I have been doubting recently if this is a good idea, since who knows what "the user really wanted". But I certainly believe that there should be some way of doing this using a representation like 0.3 and not requiring the user to think that this is actually 3//10.

Please see #55 (comment). The reason why I think it's doing interval-as-an-approximation-of-number is that IntervalArithmetic.jl enforces "rounding outward":

julia> x = @interval(-5, 5)
[-5, 5]

julia> sign(x)
[-1, 1]

Of course, it depends on the definition of calculations with sets. I'm using the definition that works with arbitrary sets, not just intervals:

c in f.(x, y) if and only if there exist a in x and b in y such that c = f(a, b)

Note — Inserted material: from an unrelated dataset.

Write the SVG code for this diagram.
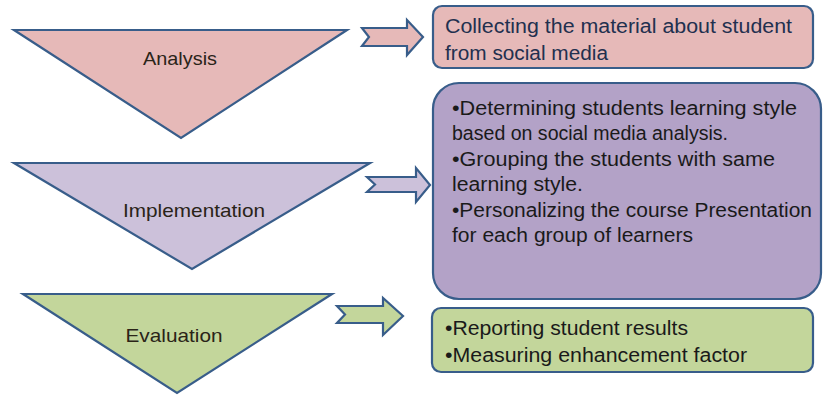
<svg xmlns="http://www.w3.org/2000/svg" width="823" height="395" viewBox="0 0 823 395">
<style>
.sh{stroke:#385d8a;stroke-width:2.2;stroke-linejoin:miter}
.pink{fill:#e6b9b8}
.lav{fill:#ccc1da}
.pur{fill:#b3a2c7}
.grn{fill:#c3d69b}
.lbl{font-family:"Liberation Sans",Arial,sans-serif;font-size:19px;fill:#2a2418;text-anchor:middle}
.bt{font-family:"Liberation Sans",Arial,sans-serif;font-size:20px;fill:#1a1a1a}
.b1{fill:#22304f}
</style>
<rect width="823" height="395" fill="#ffffff"/>
<g id="analysis">
<polygon class="sh pink" points="14,30 347,30 181,138"/>
<text class="lbl" x="180" y="65" textLength="74" lengthAdjust="spacingAndGlyphs">Analysis</text>
</g>
<g id="implementation">
<polygon class="sh lav" points="14,163 370,163 192,269"/>
<text class="lbl" x="194" y="217" textLength="142" lengthAdjust="spacingAndGlyphs">Implementation</text>
</g>
<g id="evaluation">
<polygon class="sh grn" points="23,294 332,294 177,393"/>
<text class="lbl" x="174" y="342" textLength="97" lengthAdjust="spacingAndGlyphs">Evaluation</text>
</g>
<g id="box-collecting">
<rect class="sh pink" x="433" y="6" width="380" height="62" rx="9" stroke-width="2.5"/>
<text class="bt b1" x="445" y="33" textLength="347" lengthAdjust="spacingAndGlyphs">Collecting the material about student</text>
<text class="bt b1" x="445" y="60" textLength="163" lengthAdjust="spacingAndGlyphs">from social media</text>
</g>
<g id="box-implementation">
<rect class="sh pur" x="433" y="83" width="388" height="216" rx="26" stroke-width="2.5"/>
<text class="bt" x="452" y="115" textLength="345" lengthAdjust="spacingAndGlyphs">•Determining  students  learning style</text>
<text class="bt" x="452" y="140" textLength="276" lengthAdjust="spacingAndGlyphs">based on social media analysis.</text>
<text class="bt" x="452" y="166" textLength="323" lengthAdjust="spacingAndGlyphs">•Grouping the students  with same</text>
<text class="bt" x="452" y="191" textLength="131" lengthAdjust="spacingAndGlyphs">learning style.</text>
<text class="bt" x="452" y="217" textLength="360" lengthAdjust="spacingAndGlyphs">•Personalizing the course Presentation</text>
<text class="bt" x="452" y="242" textLength="241" lengthAdjust="spacingAndGlyphs">for each group of learners</text>
</g>
<g id="box-evaluation">
<rect class="sh grn" x="432" y="308" width="381" height="64" rx="9" stroke-width="2.5"/>
<text class="bt" x="445" y="335" textLength="243" lengthAdjust="spacingAndGlyphs">•Reporting student  results</text>
<text class="bt" x="445" y="362" textLength="302" lengthAdjust="spacingAndGlyphs">•Measuring enhancement  factor</text>
</g>
<g id="connectors">
<polygon class="sh pink" points="362,28 407,28 407,20 423,37 407,55 407,46 362,46 369,37"/>
<polygon class="sh lav" points="367,177 416,177 416,168 430,185 416,202 416,192 367,192 375,184.5"/>
<polygon class="sh grn" points="337,306 383,306 383,298 403,316 383,335 383,323 337,323 345,314.5"/>
</g>
</svg>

The answer of sign(x) above would be Set([-1, 0, 1]) based on this definition. (Not that I'm arguing this is useful.)

I agree that the answer is not "correct" for true set operations, but I wouldn't say that's approximating a number (which number is - 1..1 approximating?)

Rather, it's just returning the smallest (in the best case) interval that contains all possible results. In this way you can keep everything within the same universe of "calculations with intervals".

I used the phrase "approximation of number" as I thought that was the main application of IntervalArithmetic.jl. I agree that "calculations with interval" is the best short description.

@timholy Wow, I didn't expect that coming. Thanks a lot!

I think we can have with the same .. definition as in here in IntervalArithmetic. The trick to "correctness without guessing" is probably to intercept floating point literals before they parsed to have control on their rounding.

This is actually what we do with the @interval macro, escaping float literals to string and then parsing them with the correct rounding.

Regarding the problem of Interval <: Real, numerous discussions in IntervalArithemetic showed many shortcomings of this approach. In particular it is not clear what constitute the core properties of Reals.

Regarding for example ordering (a property one generally expect from real Reals), we can ask if comparisons (<, >, etc.) of Real should always return a boolean. And if yes, does being Reals implies things like (a < b) == !(a >= b)? Having the first but not the last property will make any code of the form

if a < b
    # Do something
else
    # Do something else
end

likely to silently and unexpectedly fail.

And if yes, does being Reals implies things like (a < b) == !(a >= b)? Having the first but not the last property will make any code of the form

if a < b
    # Do something
else
    # Do something else
end

likely to silently and unexpectedly fail.

Ideally ambiguous cases should raise exceptions in comparisons, see also the behavior Boost implements, and what I adapted for NumberIntervals.jl. In any case - if this package is meant for sets, why not use set comparisons, like precedes()?

Using broadcasting for set arithmetics is still under discussion JuliaLang/julia#33282. But, if we can do this, a neat way to write this is all(a .< b). This code works with Reals, too.